## WHAT IS REQUIRED
A verbatim copy is needed of the lines from the one containing "What React, TypeScript" down to the one containing "XAxis, YAxis, ReferenceLine", inclusive. Print it with no pictures.

----- DATA SECTION -----

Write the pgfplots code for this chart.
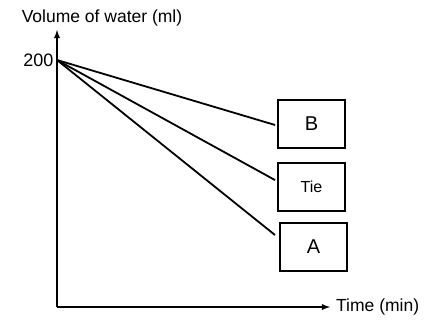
\documentclass[border=0pt]{standalone}
\usepackage{pgfplots}
\pgfplotsset{compat=1.18}
\usepackage{fontspec}
\setmainfont{Liberation Sans}
\begin{document}
\begin{tikzpicture}
\begin{axis}[
  scale only axis,
  width=273pt, height=277pt,
  xmin=0, xmax=273,
  ymin=0, ymax=224.3,
  axis lines=left,
  axis line style={line width=1.8pt, -latex},
  xtick=\empty,
  ytick={200},
  major tick length=0pt,
  yticklabel style={font=\fontsize{18}{20}\selectfont},
  /pgf/number format/assume math mode=true,
  clip=false,
]
\addplot[black, line width=1.8pt] coordinates {(0,200) (218,147.4)};
\addplot[black, line width=1.8pt] coordinates {(0,200) (218,102.8)};
\addplot[black, line width=1.8pt] coordinates {(0,200) (218,58.3)};
\node[draw, line width=1.8pt, minimum width=67pt, minimum height=48pt, font=\fontsize{20}{22}\selectfont] at (axis cs:254.5,148.2) {B};
\node[draw, line width=1.8pt, minimum width=67pt, minimum height=48pt, font=\fontsize{16}{18}\selectfont] at (axis cs:254.5,97.2) {Tie};
\node[draw, line width=1.8pt, minimum width=67pt, minimum height=48pt, font=\fontsize{20}{22}\selectfont] at (axis cs:256.5,48.6) {A};
\node[font=\fontsize{17.5}{19}\selectfont] at (axis cs:45,234) {Volume of water (ml)};
\node[anchor=west, font=\fontsize{17.5}{19}\selectfont, inner sep=1pt] at (axis cs:278,0) {Time (min)};
\path (axis cs:-57,-15.4) rectangle (axis cs:371,248.6);
\end{axis}
\end{tikzpicture}
\end{document}
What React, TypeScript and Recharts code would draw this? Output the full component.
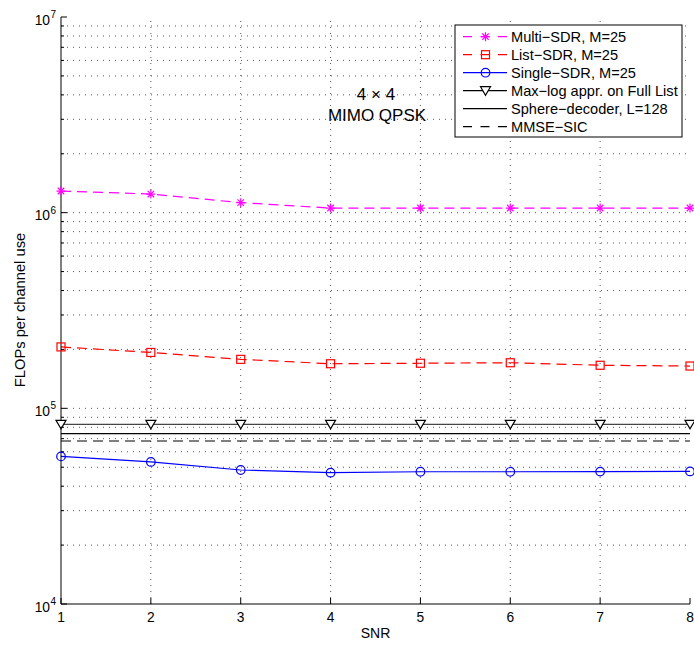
import React from 'react';
import { LineChart, Line, XAxis, YAxis, ReferenceLine } from 'recharts';

// ---- data ----
const snr = [1, 2, 3, 4, 5, 6, 7, 8];
const multiSDR = [1.29e6, 1.245e6, 1.125e6, 1.056e6, 1.056e6, 1.056e6, 1.056e6, 1.056e6];
const listSDR = [2.06e5, 1.93e5, 1.78e5, 1.69e5, 1.7e5, 1.71e5, 1.66e5, 1.645e5];
const singleSDR = [5.68e4, 5.32e4, 4.84e4, 4.69e4, 4.74e4, 4.74e4, 4.75e4, 4.76e4];
const maxLog = [8.28e4, 8.28e4, 8.28e4, 8.28e4, 8.28e4, 8.28e4, 8.28e4, 8.28e4];
const sphere = [7.43e4, 7.43e4, 7.43e4, 7.43e4, 7.43e4, 7.43e4, 7.43e4, 7.43e4];
const mmse = [6.81e4, 6.81e4, 6.81e4, 6.81e4, 6.81e4, 6.81e4, 6.81e4, 6.81e4];

const xTicks = [1, 2, 3, 4, 5, 6, 7, 8];
const yMajorTicks = [1e4, 1e5, 1e6, 1e7];
const yMinorMultipliers = [2, 3, 4, 5, 6, 7, 8, 9];
const yAllTicks: number[] = [];
yMajorTicks.forEach((m, i) => {
  yAllTicks.push(m);
  if (i < yMajorTicks.length - 1) yMinorMultipliers.forEach((k) => yAllTicks.push(m * k));
});
const yGrid = yAllTicks.filter((v) => v > 1e4 && v < 1e7);
const xGrid = xTicks.filter((v) => v > 1 && v < 8);

const legendItems = [
  { label: 'Multi\u2212SDR, M=25', color: '#ff00ff', dash: true, marker: 'star' },
  { label: 'List\u2212SDR, M=25', color: '#ff0000', dash: true, marker: 'square' },
  { label: 'Single\u2212SDR, M=25', color: '#0000ff', dash: false, marker: 'circle' },
  { label: 'Max\u2212log appr. on Full List', color: '#000000', dash: false, marker: 'tri' },
  { label: 'Sphere\u2212decoder, L=128', color: '#000000', dash: false, marker: 'none' },
  { label: 'MMSE\u2212SIC', color: '#000000', dash: true, marker: 'none' },
];

const data = snr.map((s, i) => ({
  snr: s,
  multi: multiSDR[i],
  list: listSDR[i],
  single: singleSDR[i],
  maxlog: maxLog[i],
  sphere: sphere[i],
  mmse: mmse[i],
}));

const FONT = '"Liberation Sans", Arial, Helvetica, sans-serif';
const GRID_STROKE = '#555';
const GRID_DASH = '1 5';
const DASH = '10 6';

function Marker({ type, cx, cy, color }: { type: string; cx: number; cy: number; color: string }) {
  if (type === 'star') {
    const r = 4.5;
    const d = r * 0.72;
    return (
      <g stroke={color} strokeWidth={1.2}>
        <line x1={cx - r} y1={cy} x2={cx + r} y2={cy} />
        <line x1={cx} y1={cy - r} x2={cx} y2={cy + r} />
        <line x1={cx - d} y1={cy - d} x2={cx + d} y2={cy + d} />
        <line x1={cx - d} y1={cy + d} x2={cx + d} y2={cy - d} />
      </g>
    );
  }
  if (type === 'square') {
    return <rect x={cx - 4} y={cy - 4} width={8} height={8} fill="none" stroke={color} strokeWidth={1.2} />;
  }
  if (type === 'circle') {
    return <circle cx={cx} cy={cy} r={4.3} fill="none" stroke={color} strokeWidth={1.2} />;
  }
  if (type === 'tri') {
    return (
      <path
        d={`M${cx - 5},${cy - 4} L${cx + 5},${cy - 4} L${cx},${cy + 4.5} Z`}
        fill="#fff"
        stroke={color}
        strokeWidth={1.2}
      />
    );
  }
  return null;
}

const makeDot = (type: string, color: string) => (props: any) => {
  const { cx, cy, index } = props;
  if (cx == null || cy == null) return <g key={index} />;
  return (
    <g key={index}>
      <Marker type={type} cx={cx} cy={cy} color={color} />
    </g>
  );
};

const TICK_MARGIN = 10;

const LeftTick = (props: any) => {
  const { x, y, payload } = props;
  const v = payload.value as number;
  const edge = x + TICK_MARGIN;
  const lg = Math.log10(v);
  const exp = Math.round(lg);
  const major = Math.abs(lg - exp) < 1e-9;
  return (
    <g>
      <line x1={edge} x2={edge + (major ? 6 : 3)} y1={y} y2={y} stroke="#000" strokeWidth={1} />
      {major && (
        <text x={edge - 11} y={y + 7.5} textAnchor="end" fontSize={13.8} fontFamily={FONT} fill="#000">
          10
        </text>
      )}
      {major && (
        <text x={edge - 10.5} y={y + 1} textAnchor="start" fontSize={10} fontFamily={FONT} fill="#000">
          {exp}
        </text>
      )}
    </g>
  );
};

const RightTick = (props: any) => {
  const { x, y, payload } = props;
  const v = payload.value as number;
  const lg = Math.log10(v);
  const major = Math.abs(lg - Math.round(lg)) < 1e-9;
  return <line x1={x} x2={x - (major ? 6 : 3)} y1={y} y2={y} stroke="#000" strokeWidth={1} />;
};

const BottomTick = (props: any) => {
  const { x, y, payload } = props;
  return (
    <g>
      <line x1={x} x2={x} y1={y} y2={y - 6} stroke="#000" strokeWidth={1} />
      <text x={x} y={y + 18} textAnchor="middle" fontSize={13.8} fontFamily={FONT} fill="#000">
        {payload.value}
      </text>
    </g>
  );
};

const TopTick = (props: any) => {
  const { x, y } = props;
  return <line x1={x} x2={x} y1={y} y2={y + 6} stroke="#000" strokeWidth={1} />;
};

function LegendBox() {
  const left = 455;
  const top = 25;
  const rowY0 = 36.7;
  const rowGap = 18;
  return (
    <svg width={694} height={646} style={{ position: 'absolute', left: 0, top: 0, pointerEvents: 'none' }}>
      <rect x={left} y={top} width={227} height={112} fill="#fff" stroke="#000" strokeWidth={1} />
      {legendItems.map((it, i) => {
        const y = rowY0 + i * rowGap;
        return (
          <g key={it.label}>
            <line
              x1={463}
              x2={507}
              y1={y}
              y2={y}
              stroke={it.color}
              strokeWidth={1.2}
              strokeDasharray={it.dash ? '9 8.5' : undefined}
            />
            <Marker type={it.marker} cx={485.5} cy={y} color={it.color} />
            <text x={511} y={y + 5.2} fontSize={14.6} fontFamily={FONT} fill="#000">
              {it.label}
            </text>
          </g>
        );
      })}
      <text x={376} y={100} textAnchor="middle" fontSize={17} fontFamily={FONT} fill="#000">
        4 {'\u00d7'} 4
      </text>
      <text x={377} y={121} textAnchor="middle" fontSize={17} fontFamily={FONT} fill="#000">
        MIMO QPSK
      </text>
      <text x={375.5} y={638} textAnchor="middle" fontSize={14} fontFamily={FONT} fill="#000">
        SNR
      </text>
      <text
        x={0}
        y={0}
        transform="translate(25,310) rotate(-90)"
        textAnchor="middle"
        fontSize={14.7}
        fontFamily={FONT}
        fill="#000"
      >
        FLOPs per channel use
      </text>
    </svg>
  );
}

export default function App() {
  return (
    <div style={{ position: 'absolute', left: 0, top: 0, width: 694, height: 646, background: '#fff' }}>
      <LineChart width={694} height={646} data={data} margin={{ top: 17, right: 4, bottom: 0, left: 0 }}>
        <XAxis
          dataKey="snr"
          type="number"
          domain={[1, 8]}
          ticks={xTicks}
          interval={0}
          height={42}
          tickSize={0}
          tickMargin={0}
          tickLine={false}
          axisLine={{ stroke: '#000', strokeWidth: 1 }}
          tick={BottomTick}
        />
        <XAxis
          xAxisId="top"
          orientation="top"
          dataKey="snr"
          type="number"
          domain={[1, 8]}
          ticks={xTicks}
          interval={0}
          height={0}
          tickSize={0}
          tickMargin={0}
          tickLine={false}
          axisLine={{ stroke: '#000', strokeWidth: 1 }}
          tick={TopTick}
        />
        <YAxis
          type="number"
          scale="log"
          domain={[1e4, 1e7]}
          ticks={yAllTicks}
          interval={0}
          allowDataOverflow
          width={61}
          tickSize={0}
          tickMargin={TICK_MARGIN}
          tickLine={false}
          axisLine={{ stroke: '#000', strokeWidth: 1 }}
          tick={LeftTick}
        />
        <YAxis
          yAxisId="right"
          orientation="right"
          type="number"
          scale="log"
          domain={[1e4, 1e7]}
          ticks={yAllTicks}
          interval={0}
          allowDataOverflow
          width={0}
          tickSize={0}
          tickMargin={0}
          tickLine={false}
          axisLine={{ stroke: '#000', strokeWidth: 1 }}
          tick={RightTick}
        />
        {yGrid.map((v) => (
          <ReferenceLine key={'h' + v} y={v} stroke={GRID_STROKE} strokeDasharray={GRID_DASH} strokeWidth={1} />
        ))}
        {xGrid.map((v) => (
          <ReferenceLine key={'v' + v} x={v} stroke={GRID_STROKE} strokeDasharray={GRID_DASH} strokeWidth={1} />
        ))}
        <Line
          dataKey="mmse"
          stroke="#000"
          strokeWidth={1.2}
          strokeDasharray={DASH}
          dot={false}
          isAnimationActive={false}
        />
        <Line dataKey="sphere" stroke="#000" strokeWidth={1.2} dot={false} isAnimationActive={false} />
        <Line
          dataKey="maxlog"
          stroke="#444"
          strokeWidth={1.2}
          dot={makeDot('tri', '#000')}
          isAnimationActive={false}
        />
        <Line
          dataKey="single"
          stroke="#0000ff"
          strokeWidth={1.2}
          dot={makeDot('circle', '#0000ff')}
          isAnimationActive={false}
        />
        <Line
          dataKey="list"
          stroke="#ff0000"
          strokeWidth={1.2}
          strokeDasharray={DASH}
          dot={makeDot('square', '#ff0000')}
          isAnimationActive={false}
        />
        <Line
          dataKey="multi"
          stroke="#ff00ff"
          strokeWidth={1.2}
          strokeDasharray={DASH}
          dot={makeDot('star', '#ff00ff')}
          isAnimationActive={false}
        />
      </LineChart>
      <LegendBox />
    </div>
  );
}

-----

## THE OUTPUT
What React, TypeScript and Recharts code would draw this? Output the full component.
import React from 'react';
import { LineChart, Line, XAxis, YAxis, ReferenceLine } from 'recharts';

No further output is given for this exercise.